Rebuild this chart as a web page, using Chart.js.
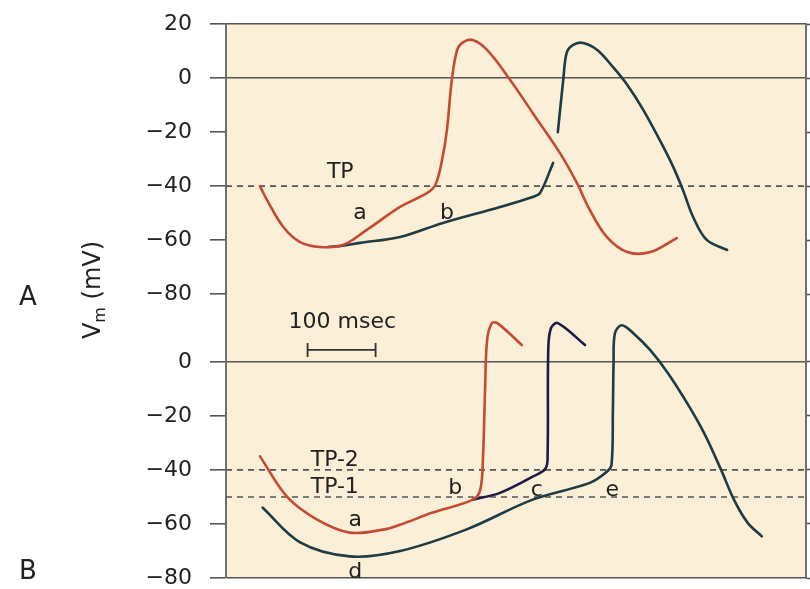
<!DOCTYPE html>
<html>
<head>
<meta charset="utf-8">
<script src="https://cdn.jsdelivr.net/npm/chart.js@4.4.1/dist/chart.umd.min.js"></script>
<style>
  html,body{margin:0;padding:0;background:#fff}
  canvas{display:block}
</style>
</head>
<body>
<canvas id="c" width="810" height="589"></canvas>
<script>
// ====== Data (time in msec, Vm in mV) ======
// panel A
const aRedT  = [50,60,84,109,138,172,207,256,296,308,318,325,332,340,349,363,384,418,451,491,516,535,560,590,624,663];
const aRedV  = [-40,-45,-55,-60.7,-62.5,-61.8,-56.2,-47.7,-42.5,-39.5,-30,-19,-1,10.4,13.3,14.1,10.4,-0.7,-12.9,-27.7,-38.8,-48.8,-58.8,-64.4,-64.4,-59.2];
const aBlueT = [150,172,197,256,319,403,451,462,481,484,488,496,501,510,525,546,569,590,613,638,657,672,687,707,737];
const aBlueV = [-62.5,-62,-61,-58.8,-53.6,-47.7,-44,-42.5,-31.4,null,-20,-0.7,9.3,12.2,13,10.4,4.1,-2.5,-11.5,-23,-32.5,-41.4,-51.4,-59.9,-63.6];
// panel B
const bRedT  = [50,90,134,182,231,256,304,363,374,378,381,384,391,399,435];
const bRedV  = [-35,-50,-58.4,-63.2,-62.1,-60.3,-55.8,-51,-47.3,-35,-10.4,8,14.3,14.3,6.2];
const bNavyT = [363,403,451,470,473,474,478,488,528];
const bNavyV = [-51,-48.5,-42.5,-39.5,-34,5,12.5,14.3,6.2];
const bTealT = [54,109,182,256,354,451,535,560,567,569,570,572,582,599,624,650,678,703,728,747,767,788];
const bTealV = [-54,-66.8,-72,-70,-62,-51,-44.8,-40.7,-38,-17.8,-0.5,10.6,13.5,10.6,4.3,-4.2,-15.2,-26.3,-39.9,-51,-59.5,-64.6];

const thresholdsA = [-40];        // TP
const thresholdsB = [-40, -50];   // TP-2, TP-1
const zeroLines   = [0];

const tickValsA = [20, 0, -20, -40, -60, -80];
const tickValsB = [0, -20, -40, -60, -80];

const T_MAX = 853;      // msec across the frame
const B_SHIFT = 105;    // panel B drawn 105 mV below panel A on the shared axis

// ====== Style ======
const PAPER = '#fbefd7';
const INK = '#222';
const LINE = '#555';
const RED = '#c44b33', TEAL = '#1f3b43', NAVY = '#1c1c46';
const FONT = '"DejaVu Sans", "Liberation Sans", sans-serif';

// ====== Build ======
const toB = v => v === null ? null : v - B_SHIFT;
const pts = (T, V, f = v => v) => T.map((t, i) => ({ x: t, y: f(V[i]) }));
const hline = u => [{ x: 0, y: u }, { x: T_MAX, y: u }];
const fmtTick = v => v < 0 ? '\u2212' + Math.abs(v) : String(v);

const ticks = [
  ...tickValsA.map(v => ({ u: v, label: fmtTick(v) })),
  ...tickValsB.map(v => ({ u: v - B_SHIFT, label: fmtTick(v) }))
];
const frameVals = [tickValsA[0], ...zeroLines, ...zeroLines.map(toB), tickValsB[tickValsB.length - 1] - B_SHIFT];

function curve(data, color){
  return { data, borderColor: color, borderWidth: 2.6, pointRadius: 0, fill: false,
           tension: 0.35, spanGaps: false, borderJoinStyle: 'round', borderCapStyle: 'round' };
}
function dashed(u){
  return { data: hline(u), borderColor: LINE, borderWidth: 1.6, borderDash: [6, 5], pointRadius: 0, fill: false };
}

const datasets = [
  curve(pts(aRedT, aRedV), RED),
  curve(pts(aBlueT, aBlueV), TEAL),
  curve(pts(bRedT, bRedV, toB), RED),
  curve(pts(bNavyT, bNavyV, toB), NAVY),
  curve(pts(bTealT, bTealV, toB), TEAL),
  ...thresholdsA.map(dashed),
  ...thresholdsB.map(v => dashed(v - B_SHIFT))
];

// text notes placed in data coords (msec, shared axis)
const notes = [
  { text: 'TP',   t: 168, u: -34.8 },
  { text: 'a',    t: 197, u: -50 },
  { text: 'b',    t: 325, u: -50 },
  { text: '100 msec', t: 171, u: -90.3 },
  { text: 'TP-2', t: 160, u: -141.3 },
  { text: 'TP-1', t: 160, u: -151.3 },
  { text: 'a',    t: 190, u: -163.5 },
  { text: 'd',    t: 190, u: -182.8 },
  { text: 'b',    t: 337, u: -151.7 },
  { text: 'c',    t: 457, u: -152.4 },
  { text: 'e',    t: 568, u: -152.4 }
];
const scaleBar = { t0: 120, len: 100, u: -100.6 };

const paperPlugin = {
  id: 'paper',
  beforeDraw(chart){
    const { ctx, chartArea: a } = chart;
    ctx.save();
    ctx.fillStyle = PAPER;
    ctx.fillRect(a.left, a.top, a.right - a.left, a.bottom - a.top);
    ctx.restore();
  },
  afterDatasetsDraw(chart){
    const { ctx } = chart;
    const xs = chart.scales.x, ys = chart.scales.y;
    ctx.save();
    ctx.fillStyle = INK;
    ctx.font = '22px ' + FONT;
    ctx.textAlign = 'center';
    ctx.textBaseline = 'middle';
    notes.forEach(n => ctx.fillText(n.text, xs.getPixelForValue(n.t), ys.getPixelForValue(n.u)));

    // 100 msec bar
    const x0 = xs.getPixelForValue(scaleBar.t0), x1 = xs.getPixelForValue(scaleBar.t0 + scaleBar.len);
    const y = ys.getPixelForValue(scaleBar.u);
    ctx.strokeStyle = '#333'; ctx.lineWidth = 1.8;
    ctx.beginPath();
    ctx.moveTo(x0, y); ctx.lineTo(x1, y);
    ctx.moveTo(x0, y - 7); ctx.lineTo(x0, y + 7);
    ctx.moveTo(x1, y - 7); ctx.lineTo(x1, y + 7);
    ctx.stroke();
    ctx.restore();
  },
  afterDraw(chart){
    const { ctx } = chart;
    const ys = chart.scales.y;
    ctx.save();
    ctx.fillStyle = INK;
    ctx.textAlign = 'center'; ctx.textBaseline = 'middle';
    ctx.font = '26px ' + FONT;
    ctx.fillText('A', 28, ys.getPixelForValue(-80) + 4);
    ctx.fillText('B', 28, ys.getPixelForValue(-185) - 6);

    // V_m (mV), rotated
    ctx.translate(94, 290);
    ctx.rotate(-Math.PI / 2);
    ctx.textAlign = 'left';
    const big = '24px ' + FONT, small = '16px ' + FONT;
    ctx.font = big; const wV = ctx.measureText('V').width, wR = ctx.measureText(' (mV)').width;
    ctx.font = small; const wm = ctx.measureText('m').width;
    let x = -(wV + wm + wR) / 2;
    ctx.font = big; ctx.fillText('V', x, 0); x += wV;
    ctx.font = small; ctx.fillText('m', x, 7); x += wm;
    ctx.font = big; ctx.fillText(' (mV)', x, 0);
    ctx.restore();
  }
};

const yTicks = scale => { scale.ticks = ticks.map(t => ({ value: t.u })); };
// keep the frame at the layout padding: drop the label overhang Chart.js adds
const fixY = w => s => { s.width = w; s.paddingTop = 0; s.paddingBottom = 0; };

new Chart(document.getElementById('c'), {
  type: 'line',
  data: { datasets },
  plugins: [paperPlugin],
  options: {
    responsive: false,
    animation: false,
    layout: { padding: { top: 24, bottom: 11, left: 0, right: 0 } },
    plugins: { legend: { display: false }, tooltip: { enabled: false } },
    scales: {
      x: { type: 'linear', min: 0, max: T_MAX, display: false },
      y: {
        type: 'linear', position: 'left', min: -185, max: 20,
        afterBuildTicks: yTicks,
        afterFit: fixY(226),
        ticks: {
          padding: 18, color: INK,
          font: { family: FONT, size: 22 },
          callback: v => (ticks.find(t => Math.abs(t.u - v) < 0.01) || {}).label
        },
        grid: {
          drawTicks: true, tickLength: 16, tickColor: LINE, tickWidth: 1.6, lineWidth: 1.6,
          color: c => frameVals.some(u => Math.abs(u - c.tick.value) < 0.01) ? LINE : 'transparent'
        },
        border: { display: true, color: '#707070', width: 2 }
      },
      y2: {
        type: 'linear', position: 'right', min: -185, max: 20,
        afterBuildTicks: yTicks,
        afterFit: fixY(4),
        ticks: { display: false },
        grid: { drawOnChartArea: false, tickLength: 6, tickColor: LINE, tickWidth: 1.6 },
        border: { display: true, color: '#707070', width: 2 }
      }
    }
  }
});
</script>
</body>
</html>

****************************************

Leave out the pictures and repeat the lines from the start of the material through the line with "const B_SHIFT = 105;", inclusive.

Rebuild this chart as a web page, using Chart.js.
<!DOCTYPE html>
<html>
<head>
<meta charset="utf-8">
<script src="https://cdn.jsdelivr.net/npm/chart.js@4.4.1/dist/chart.umd.min.js"></script>
<style>
  html,body{margin:0;padding:0;background:#fff}
  canvas{display:block}
</style>
</head>
<body>
<canvas id="c" width="810" height="589"></canvas>
<script>
// ====== Data (time in msec, Vm in mV) ======
// panel A
const aRedT  = [50,60,84,109,138,172,207,256,296,308,318,325,332,340,349,363,384,418,451,491,516,535,560,590,624,663];
const aRedV  = [-40,-45,-55,-60.7,-62.5,-61.8,-56.2,-47.7,-42.5,-39.5,-30,-19,-1,10.4,13.3,14.1,10.4,-0.7,-12.9,-27.7,-38.8,-48.8,-58.8,-64.4,-64.4,-59.2];
const aBlueT = [150,172,197,256,319,403,451,462,481,484,488,496,501,510,525,546,569,590,613,638,657,672,687,707,737];
const aBlueV = [-62.5,-62,-61,-58.8,-53.6,-47.7,-44,-42.5,-31.4,null,-20,-0.7,9.3,12.2,13,10.4,4.1,-2.5,-11.5,-23,-32.5,-41.4,-51.4,-59.9,-63.6];
// panel B
const bRedT  = [50,90,134,182,231,256,304,363,374,378,381,384,391,399,435];
const bRedV  = [-35,-50,-58.4,-63.2,-62.1,-60.3,-55.8,-51,-47.3,-35,-10.4,8,14.3,14.3,6.2];
const bNavyT = [363,403,451,470,473,474,478,488,528];
const bNavyV = [-51,-48.5,-42.5,-39.5,-34,5,12.5,14.3,6.2];
const bTealT = [54,109,182,256,354,451,535,560,567,569,570,572,582,599,624,650,678,703,728,747,767,788];
const bTealV = [-54,-66.8,-72,-70,-62,-51,-44.8,-40.7,-38,-17.8,-0.5,10.6,13.5,10.6,4.3,-4.2,-15.2,-26.3,-39.9,-51,-59.5,-64.6];

const thresholdsA = [-40];        // TP
const thresholdsB = [-40, -50];   // TP-2, TP-1
const zeroLines   = [0];

const tickValsA = [20, 0, -20, -40, -60, -80];
const tickValsB = [0, -20, -40, -60, -80];

const T_MAX = 853;      // msec across the frame
const B_SHIFT = 105;    // panel B drawn 105 mV below panel A on the shared axis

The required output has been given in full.